Copy out the data below as written; omit any images.

— BEGIN DATA PROVIDED —

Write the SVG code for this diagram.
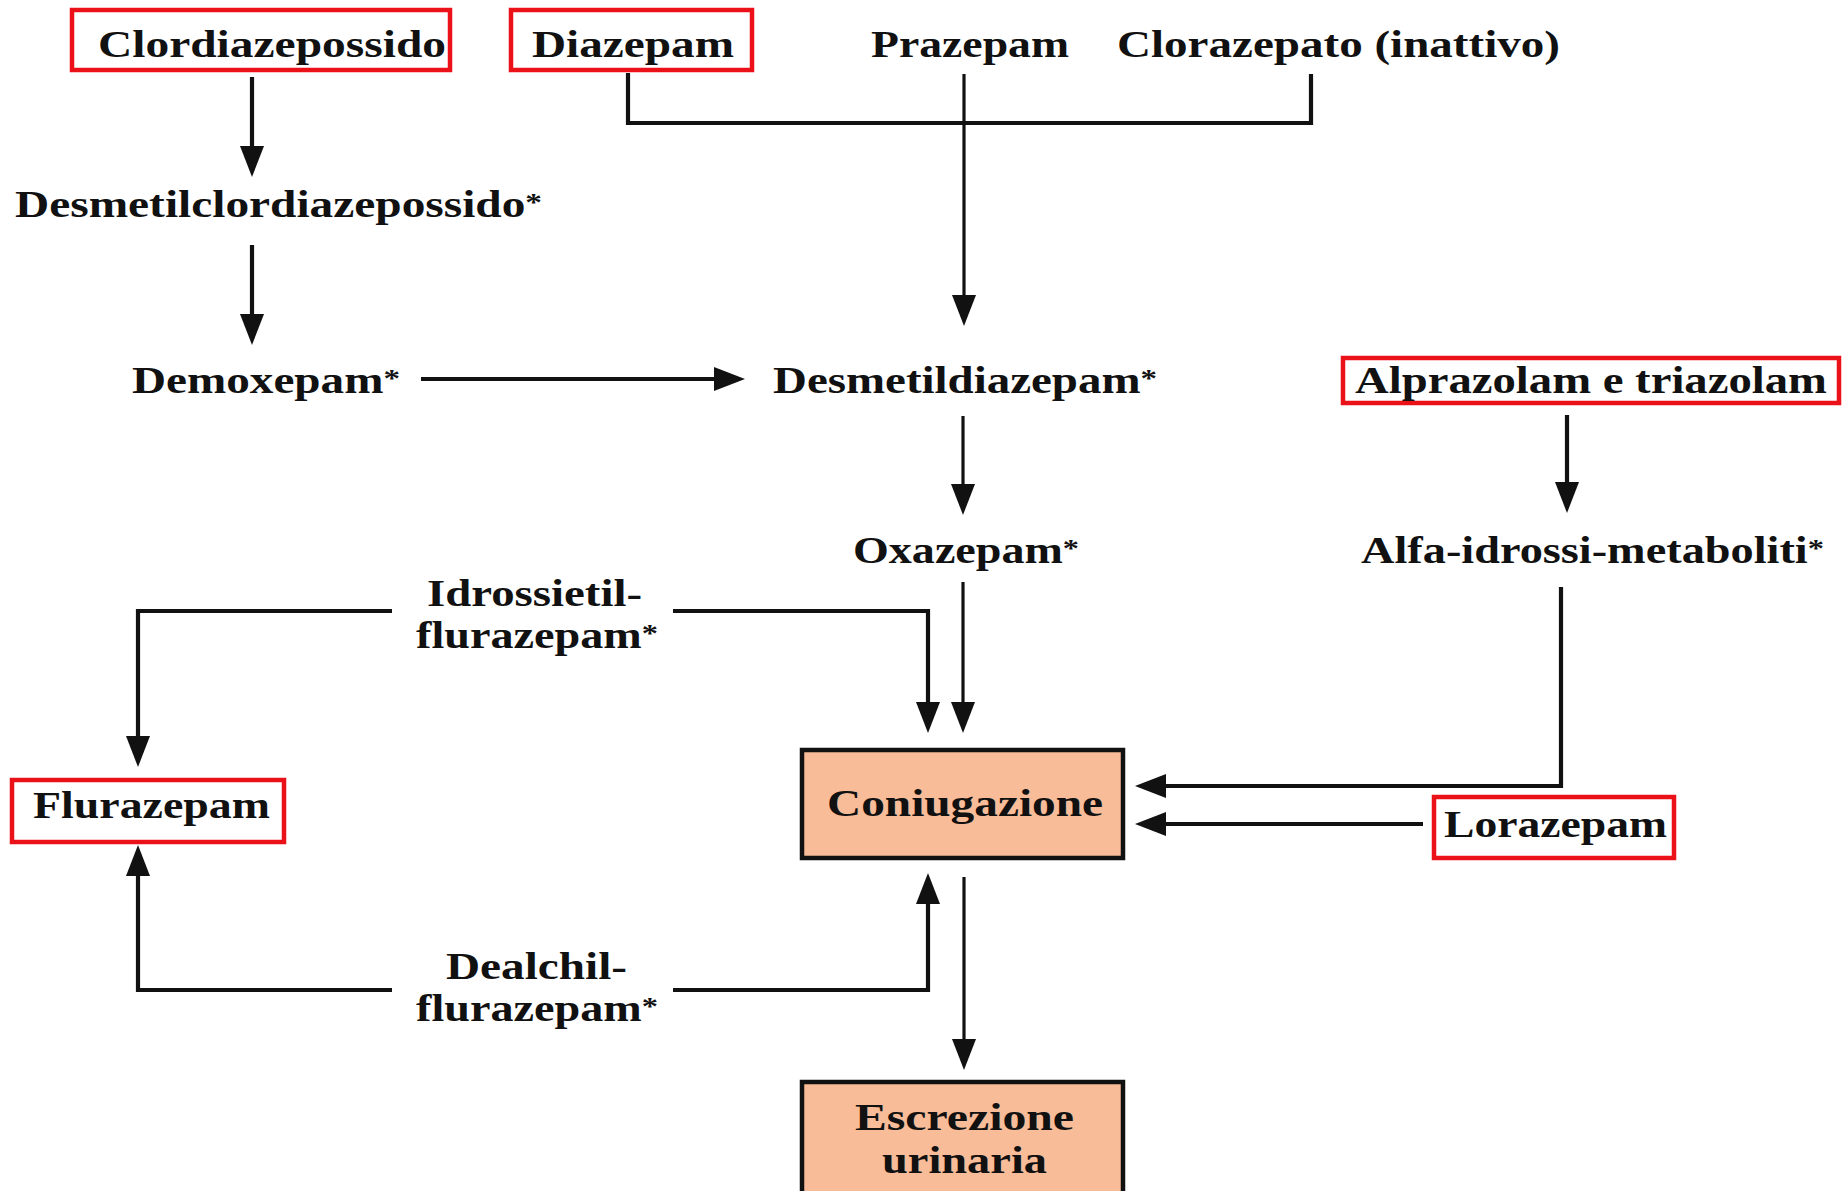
<svg xmlns="http://www.w3.org/2000/svg" width="1843" height="1191" viewBox="0 0 1843 1191">
<style>
  text { font-family: "Liberation Serif", "Times New Roman", serif; font-weight: bold; font-size: 37px; fill: #111; }
  .ast { font-size: 26px; }
  .red { fill: none; stroke: #ea1119; stroke-width: 4.5; }
  .proc { fill: #f8bc98; stroke: #111; stroke-width: 4.5; }
  .line { fill: none; stroke: #111; stroke-width: 4.2; }
  .thin { fill: none; stroke: #111; stroke-width: 3.2; }
  .arr { marker-end: url(#ah); }
</style>
<defs>
  <marker id="ah" markerUnits="userSpaceOnUse" markerWidth="31" markerHeight="25" refX="25" refY="12" orient="auto">
    <path d="M0,0 L31,12 L0,24 Z" fill="#111"/>
  </marker>
</defs>
<rect width="1843" height="1191" fill="#fff"/>

<g id="connectors">
  <path class="line arr" d="M252,77 V171"/>
  <path class="line arr" d="M252,245 V339"/>
  <path class="line arr" d="M421,379 H739"/>
  <path class="line" d="M628,73 V123 H1311 V74"/>
  <path class="thin arr" d="M964,74 V320"/>
  <path class="thin arr" d="M963,416 V509"/>
  <path class="line arr" d="M1567,415 V507"/>
  <path class="line arr" d="M1561,587 V786 H1141"/>
  <path class="line arr" d="M1423,824 H1141"/>
  <path class="thin arr" d="M963,582 V727"/>
  <path class="line arr" d="M673,611 H928 V727"/>
  <path class="line arr" d="M392,611 H138 V761"/>
  <path class="line arr" d="M392,990 H138 V851"/>
  <path class="line arr" d="M673,990 H928 V879"/>
  <path class="thin arr" d="M964,877 V1064"/>
</g>

<g id="clordiazepossido">
  <rect class="red" x="72" y="10" width="378" height="60"/>
  <text x="98" y="57" textLength="348" lengthAdjust="spacingAndGlyphs">Clordiazepossido</text>
</g>
<g id="diazepam">
  <rect class="red" x="511" y="10" width="241" height="60"/>
  <text x="532" y="57" textLength="202" lengthAdjust="spacingAndGlyphs">Diazepam</text>
</g>
<g id="prazepam">
  <text x="871" y="57" textLength="198" lengthAdjust="spacingAndGlyphs">Prazepam</text>
</g>
<g id="clorazepato">
  <text x="1117" y="57" textLength="443" lengthAdjust="spacingAndGlyphs">Clorazepato (inattivo)</text>
</g>
<g id="desmetilclordiazepossido">
  <text x="15" y="217" textLength="527" lengthAdjust="spacingAndGlyphs">Desmetilclordiazepossido<tspan class="ast" dy="-6">*</tspan></text>
</g>
<g id="demoxepam">
  <text x="132" y="393" textLength="268" lengthAdjust="spacingAndGlyphs">Demoxepam<tspan class="ast" dy="-6">*</tspan></text>
</g>
<g id="desmetildiazepam">
  <text x="773" y="393" textLength="384" lengthAdjust="spacingAndGlyphs">Desmetildiazepam<tspan class="ast" dy="-6">*</tspan></text>
</g>
<g id="alprazolam">
  <rect class="red" x="1343" y="358" width="496" height="45"/>
  <text x="1355" y="393" textLength="472" lengthAdjust="spacingAndGlyphs">Alprazolam e triazolam</text>
</g>
<g id="oxazepam">
  <text x="853" y="563" textLength="226" lengthAdjust="spacingAndGlyphs">Oxazepam<tspan class="ast" dy="-6">*</tspan></text>
</g>
<g id="alfa-idrossi">
  <text x="1361" y="563" textLength="463" lengthAdjust="spacingAndGlyphs">Alfa-idrossi-metaboliti<tspan class="ast" dy="-6">*</tspan></text>
</g>
<g id="idrossietil">
  <text x="427" y="606" textLength="215" lengthAdjust="spacingAndGlyphs">Idrossietil-</text>
  <text x="416" y="648" textLength="242" lengthAdjust="spacingAndGlyphs">flurazepam<tspan class="ast" dy="-6">*</tspan></text>
</g>
<g id="flurazepam">
  <rect class="red" x="12" y="780" width="272" height="62"/>
  <text x="33" y="818" textLength="237" lengthAdjust="spacingAndGlyphs">Flurazepam</text>
</g>
<g id="coniugazione">
  <rect class="proc" x="802" y="750" width="321" height="108"/>
  <text x="827" y="816" textLength="276" lengthAdjust="spacingAndGlyphs">Coniugazione</text>
</g>
<g id="lorazepam">
  <rect class="red" x="1434" y="797" width="240" height="61"/>
  <text x="1444" y="837" textLength="223" lengthAdjust="spacingAndGlyphs">Lorazepam</text>
</g>
<g id="dealchil">
  <text x="446" y="979" textLength="181" lengthAdjust="spacingAndGlyphs">Dealchil-</text>
  <text x="416" y="1021" textLength="242" lengthAdjust="spacingAndGlyphs">flurazepam<tspan class="ast" dy="-6">*</tspan></text>
</g>
<g id="escrezione">
  <rect class="proc" x="802" y="1082" width="321" height="120"/>
  <text x="855" y="1130" textLength="219" lengthAdjust="spacingAndGlyphs">Escrezione</text>
  <text x="882" y="1173" textLength="165" lengthAdjust="spacingAndGlyphs">urinaria</text>
</g>
</svg>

— END DATA PROVIDED —

### COMPLETED EXERCISE
Write the SVG code for this diagram.
<svg xmlns="http://www.w3.org/2000/svg" width="1843" height="1191" viewBox="0 0 1843 1191">
<style>
  text { font-family: "Liberation Serif", "Times New Roman", serif; font-weight: bold; font-size: 37px; fill: #111; }
  .ast { font-size: 26px; }
  .red { fill: none; stroke: #ea1119; stroke-width: 4.5; }
  .proc { fill: #f8bc98; stroke: #111; stroke-width: 4.5; }
  .line { fill: none; stroke: #111; stroke-width: 4.2; }
  .thin { fill: none; stroke: #111; stroke-width: 3.2; }
  .arr { marker-end: url(#ah); }
</style>
<defs>
  <marker id="ah" markerUnits="userSpaceOnUse" markerWidth="31" markerHeight="25" refX="25" refY="12" orient="auto">
    <path d="M0,0 L31,12 L0,24 Z" fill="#111"/>
  </marker>
</defs>
<rect width="1843" height="1191" fill="#fff"/>

<g id="connectors">
  <path class="line arr" d="M252,77 V171"/>
  <path class="line arr" d="M252,245 V339"/>
  <path class="line arr" d="M421,379 H739"/>
  <path class="line" d="M628,73 V123 H1311 V74"/>
  <path class="thin arr" d="M964,74 V320"/>
  <path class="thin arr" d="M963,416 V509"/>
  <path class="line arr" d="M1567,415 V507"/>
  <path class="line arr" d="M1561,587 V786 H1141"/>
  <path class="line arr" d="M1423,824 H1141"/>
  <path class="thin arr" d="M963,582 V727"/>
  <path class="line arr" d="M673,611 H928 V727"/>
  <path class="line arr" d="M392,611 H138 V761"/>
  <path class="line arr" d="M392,990 H138 V851"/>
  <path class="line arr" d="M673,990 H928 V879"/>
  <path class="thin arr" d="M964,877 V1064"/>
</g>

<g id="clordiazepossido">
  <rect class="red" x="72" y="10" width="378" height="60"/>
  <text x="98" y="57" textLength="348" lengthAdjust="spacingAndGlyphs">Clordiazepossido</text>
</g>
<g id="diazepam">
  <rect class="red" x="511" y="10" width="241" height="60"/>
  <text x="532" y="57" textLength="202" lengthAdjust="spacingAndGlyphs">Diazepam</text>
</g>
<g id="prazepam">
  <text x="871" y="57" textLength="198" lengthAdjust="spacingAndGlyphs">Prazepam</text>
</g>
<g id="clorazepato">
  <text x="1117" y="57" textLength="443" lengthAdjust="spacingAndGlyphs">Clorazepato (inattivo)</text>
</g>
<g id="desmetilclordiazepossido">
  <text x="15" y="217" textLength="527" lengthAdjust="spacingAndGlyphs">Desmetilclordiazepossido<tspan class="ast" dy="-6">*</tspan></text>
</g>
<g id="demoxepam">
  <text x="132" y="393" textLength="268" lengthAdjust="spacingAndGlyphs">Demoxepam<tspan class="ast" dy="-6">*</tspan></text>
</g>
<g id="desmetildiazepam">
  <text x="773" y="393" textLength="384" lengthAdjust="spacingAndGlyphs">Desmetildiazepam<tspan class="ast" dy="-6">*</tspan></text>
</g>
<g id="alprazolam">
  <rect class="red" x="1343" y="358" width="496" height="45"/>
  <text x="1355" y="393" textLength="472" lengthAdjust="spacingAndGlyphs">Alprazolam e triazolam</text>
</g>
<g id="oxazepam">
  <text x="853" y="563" textLength="226" lengthAdjust="spacingAndGlyphs">Oxazepam<tspan class="ast" dy="-6">*</tspan></text>
</g>
<g id="alfa-idrossi">
  <text x="1361" y="563" textLength="463" lengthAdjust="spacingAndGlyphs">Alfa-idrossi-metaboliti<tspan class="ast" dy="-6">*</tspan></text>
</g>
<g id="idrossietil">
  <text x="427" y="606" textLength="215" lengthAdjust="spacingAndGlyphs">Idrossietil-</text>
  <text x="416" y="648" textLength="242" lengthAdjust="spacingAndGlyphs">flurazepam<tspan class="ast" dy="-6">*</tspan></text>
</g>
<g id="flurazepam">
  <rect class="red" x="12" y="780" width="272" height="62"/>
  <text x="33" y="818" textLength="237" lengthAdjust="spacingAndGlyphs">Flurazepam</text>
</g>
<g id="coniugazione">
  <rect class="proc" x="802" y="750" width="321" height="108"/>
  <text x="827" y="816" textLength="276" lengthAdjust="spacingAndGlyphs">Coniugazione</text>
</g>
<g id="lorazepam">
  <rect class="red" x="1434" y="797" width="240" height="61"/>
  <text x="1444" y="837" textLength="223" lengthAdjust="spacingAndGlyphs">Lorazepam</text>
</g>
<g id="dealchil">
  <text x="446" y="979" textLength="181" lengthAdjust="spacingAndGlyphs">Dealchil-</text>
  <text x="416" y="1021" textLength="242" lengthAdjust="spacingAndGlyphs">flurazepam<tspan class="ast" dy="-6">*</tspan></text>
</g>
<g id="escrezione">
  <rect class="proc" x="802" y="1082" width="321" height="120"/>
  <text x="855" y="1130" textLength="219" lengthAdjust="spacingAndGlyphs">Escrezione</text>
  <text x="882" y="1173" textLength="165" lengthAdjust="spacingAndGlyphs">urinaria</text>
</g>
</svg>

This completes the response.